MSDNet shows excellent performance compared to all other baselines across all budgets, except FractalNet in low budget, where the performances are comparable. Note that, in extremely low budgets, the ensembles have a significant advantage since the first network (the only one evaluated) is directly optimized for prediction; yet MSDNet performance remains very satisfying. The limitations of ensembles appear very quickly when the budget increases, since they waste a lot of computation.


Budgeted batch classification

Budgeted batch

In budgeted batch classification, the model is granted a finite known computational budget $B$ to classify a set of examples, and can spend it freely across examples. This encourages the use of dynamic evaluation, where easy examples are exited early while hard examples are run throughout the network until a sufficient level of confidence in classification is reached. The baselines are similar to the previous ones.

Three MSDNets are trained with different depths, in order to cover a wide range of computational budgets, and the chosen model is selected depending on the budget, based on validation performance; this explains the three black curves. Once again, MSDNet prove very performant across all budgets, outperforming all baselines by a wide margin. In particular, MSDNet perform much better than deeply supervised networks, highlighting the importance of coarse-level features for classification at early stages.

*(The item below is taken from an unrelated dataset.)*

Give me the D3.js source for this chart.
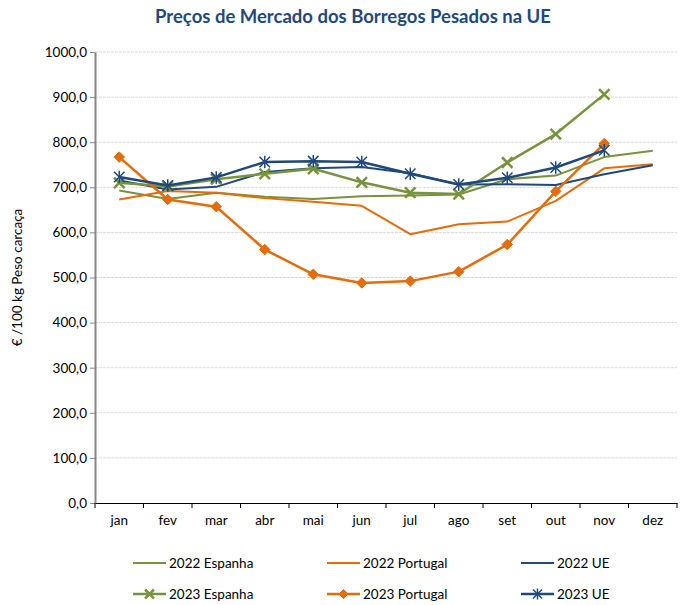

Bonus points - Visualization

Hard and easy examples

Samples from ImageNet classes red wine and volcano. Thanks to the dynamic evaluation, “easy” examples are early-exited while “hard” examples are run through larger parts of the network.

To assess the relevance of dynamic evaluation and the calibration of confidence of the classifiers, it is interesting to examine which examples are early exited, and which ones are run through the entire network. As the figure above suggests, MSDNet seem able to quickly classify typical class examples, while non-typical images are granted a larger budget.